When I Was Nineteen And Deluded Myself Into A Relationship That Didn't Exist

Every girl is crazy at least once. I was crazy when I was a junior.
Publish date:
November 5, 2014
college, crushed, delusion

I have a little monster in me. She knows she is bad. She knows that she is impossible to love. This knowledge does not stop her when she is awake. She still bites hands. She plots.

She still makes appearances when she thinks she is losing you. She will blurt and splutter reassurances to keep you. She doesn’t like anyone very often, you see. She wants you to stay close and she worries that I will bore you or that she will scare you away. This monster seeks your adulation.

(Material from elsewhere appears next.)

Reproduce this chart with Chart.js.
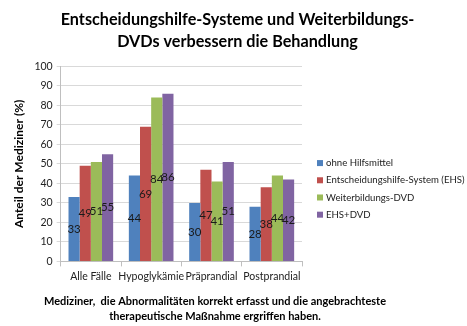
<!DOCTYPE html>
<html><head><meta charset="utf-8">
<script src="https://cdn.jsdelivr.net/npm/chart.js@4"></script>
<style>html,body{margin:0;padding:0;background:#fff}canvas{display:block}</style>
</head><body>
<canvas id="c" width="467" height="326"></canvas>
<script>
const categories = ["Alle Fälle", "Hypoglykämie", "Präprandial", "Postprandial"];
const seriesNames = ["ohne Hilfsmittel", "Entscheidungshilfe-System (EHS)", "Weiterbildungs-DVD", "EHS+DVD"];
const ohneHilfsmittel = [33, 44, 30, 28];
const ehs = [49, 69, 47, 38];
const dvd = [51, 84, 41, 44];
const ehsDvd = [55, 86, 51, 42];
const yTicks = [0, 10, 20, 30, 40, 50, 60, 70, 80, 90, 100];
const titleLines = ["Entscheidungshilfe-Systeme und Weiterbildungs-", "DVDs verbessern die Behandlung"];
const footLines = ["Mediziner,  die Abnormalitäten korrekt erfasst und die angebrachteste", "therapeutische Maßnahme ergriffen haben."];
const yTitle = "Anteil der Mediziner (%)";

const colors = ["#4F81BD", "#C0504D", "#9BBB59", "#8064A2"];
const FONT = "Lato, 'Liberation Sans', sans-serif";

const labelPlugin = {
  id: 'barLabels',
  afterDatasetsDraw(chart) {
    const ctx = chart.ctx;
    ctx.save();
    ctx.font = "11.5px " + FONT;
    ctx.fillStyle = "#1a1a1a";
    ctx.textAlign = "center";
    ctx.textBaseline = "middle";
    chart.data.datasets.forEach((ds, i) => {
      chart.getDatasetMeta(i).data.forEach((bar, j) => {
        const y = (bar.y + bar.base) / 2;
        ctx.fillText(String(ds.data[j]), bar.x, y);
      });
    });
    ctx.restore();
  }
};

const legendPlugin = {
  id: 'sideLegend',
  afterDraw(chart) {
    const ctx = chart.ctx;
    const area = chart.chartArea;
    const x0 = area.right + 15;
    const rowH = 17.2;
    const n = chart.data.datasets.length;
    const yMid = (area.top + area.bottom) / 2 + 25;
    const yStart = yMid - (n - 1) * rowH / 2;
    ctx.save();
    ctx.font = "9.6px " + FONT;
    ctx.textBaseline = "middle";
    ctx.textAlign = "left";
    chart.data.datasets.forEach((ds, i) => {
      const y = yStart + i * rowH;
      ctx.fillStyle = ds.backgroundColor;
      ctx.fillRect(x0, y - 3, 6, 6);
      ctx.fillStyle = "#222";
      ctx.fillText(ds.label, x0 + 9, y);
    });
    ctx.restore();
  }
};

const footPlugin = {
  id: 'footText',
  afterDraw(chart) {
    const ctx = chart.ctx;
    ctx.save();
    ctx.font = "bold 11px " + FONT;
    ctx.fillStyle = "#000";
    ctx.textAlign = "center";
    ctx.textBaseline = "middle";
    footLines.forEach((t, i) => ctx.fillText(t, 215, 301 + i * 15));
    ctx.restore();
  }
};

new Chart(document.getElementById('c'), {
  type: 'bar',
  data: {
    labels: categories,
    datasets: [ohneHilfsmittel, ehs, dvd, ehsDvd].map((d, i) => ({
      label: seriesNames[i],
      data: d,
      backgroundColor: colors[i],
      borderWidth: 0,
      categoryPercentage: 0.74,
      barPercentage: 1.0
    }))
  },
  options: {
    responsive: false,
    animation: false,
    layout: { padding: { left: 8, right: 0, top: 0, bottom: 39 } },
    plugins: {
      title: {
        display: true, text: titleLines, color: "#000",
        font: { family: FONT, size: 16.2, weight: 'bold', lineHeight: 1.4 },
        padding: { top: 8, bottom: 13 }
      },
      legend: { display: false },
      tooltip: { enabled: false }
    },
    scales: {
      x: {
        grid: { display: true, offset: true, drawOnChartArea: false, tickLength: 5, color: "#bfbfbf" },
        border: { color: "#bfbfbf" },
        ticks: { color: "#222", font: { family: FONT, size: 10.5 }, padding: 4, maxRotation: 0, autoSkip: false }
      },
      y: {
        min: 0, max: 100,
        afterBuildTicks(axis) { axis.ticks = yTicks.map(v => ({ value: v })); },
        grid: { color: "#d9d9d9", tickLength: 4 },
        border: { color: "#bfbfbf" },
        ticks: { color: "#222", font: { family: FONT, size: 10.5 }, padding: 4 },
        title: { display: true, text: yTitle, color: "#000", font: { family: FONT, size: 12, weight: 'bold' }, padding: 4 }
      },
      legendSpace: {
        type: 'linear', position: 'right', display: true,
        grid: { display: false, drawOnChartArea: false },
        border: { display: false },
        ticks: { display: false },
        afterFit(scale) { scale.width = 165; }
      }
    }
  },
  plugins: [labelPlugin, legendPlugin, footPlugin]
});
</script>
</body></html>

It doesn’t get it. It gets something else. My monster is ushered into the light by your chiding prattle. That is better than a bouquet. “Monster,” you say, and I feel squirmingly real and seen for all the things, terrible and not, that I am.


As a junior in college, I was all monster. There was nothing else to me. I was a fragrant and earthy gollum. I shed clods of dirt as I walked along. I was a mess. I was my lies. I was my meanness. I was a seeping lymphatic abscess. I was yellow, green, translucent fluid apologizing for existing but refusing to let my pungent presence go unnoticed.

Every girl is crazy at least once. I was crazy when I was a junior. The guy was Adam. We were in a play together, boyfriend-girlfriend in a play together, and the second he pointed out to everyone gathered just how weirdly uncomfortable I was leaning against him on stage (touching anyone, really) I decided he was it for me. I can mistake cruelty for interest and concern: It’s a lesson I learned.

I asked him to my sorority’s formal. He said yes. His eyes were bulbous like a renaissance cupid and he wore an excessive amount of aftershave that I mistook for manliness. He wore glasses and I thought he was smart. I borrowed my friend Jane’s sky-blue cotton dress. I dusted glitter powder above and around my tits. Fiona Apple played and I dry shaved my armpits, using a razor and a plastic cup that I’d wait a day or two to clean up. I was going to make him mine.


When a shadow makes you flinch, when you jolt awake from the beginning of sleep, your whole body tense and waiting for his roar, when certain songs must always be skipped, when your skin has been taught to hold its breath in anticipation of pain, seduction, even if you’re nineteen and for the most part soft and sweet and beguiling, isn’t the easy game it should be.

( -- wrenching your arm twisting a pinch full of the skin at your hip until it and you go black whispering insidious truth into your ears how different I might have been had he never been found a place to lurk chin on my shoulder thin lips to my ear but he did and he was and the words are real and so I am who I am the damage cannot be erased or even addressed head on instead it is here a paranthetical --)


At the formal Adam, bespectacled, squat and fleshy, talked to another girl. I was drunk and pressed against a wall. I asked the question before I realized anyone was there to answer it. “Is she prettier than I am?” The woman at my side weighed her answer, sipped from her red cup. “Yeah,” she said. “Or anyway, she acts like she is.”

I had his phone number and at night during the summer I would dial it and walk away, letting him listen to the silence on the other end. “I think he likes me,” I said to a mutual friend. “I’m pretty sure we’re basically almost a thing.”


When he cornered me at a party that fall to set the record straight I wanted to die. “Do you think there’s something going on between us?” I demurred. He insisted, talked about the calls that summer. I turned red and said something about a bad connection. In the big room of the house, B.O.B. is playing. The place is sweaty with too many bodies and too many beers. I go to join the fray and fling the monster around until she is sated and I am no longer ashamed.


How do you explain to a 20 year-old boy that your delusions have almost nothing to do with him? There’s no explanation other than the ones the men in curled baseball hats sipping drinks utter like a sacred universally understood bro oath: “That girl is fucking crazy.”

And maybe she is a little.

And maybe it isn’t insanity. Maybe it’s wishful thinking. It’s playing pretend -- imagining a world where they are beautiful and believe it. A world where they are happy. Maybe it is not even that sickly sweet. Maybe she is just waiting for someone to recognize her monster. Maybe she is waiting for claws and teeth to rip her apart until all that remains are the grim, sweet skeletons kept strung together with damaged tendons, embarrassment, and regret. “The bones,” she tells her fellow monster when he appears, “are chipped and strange. But they are yours.”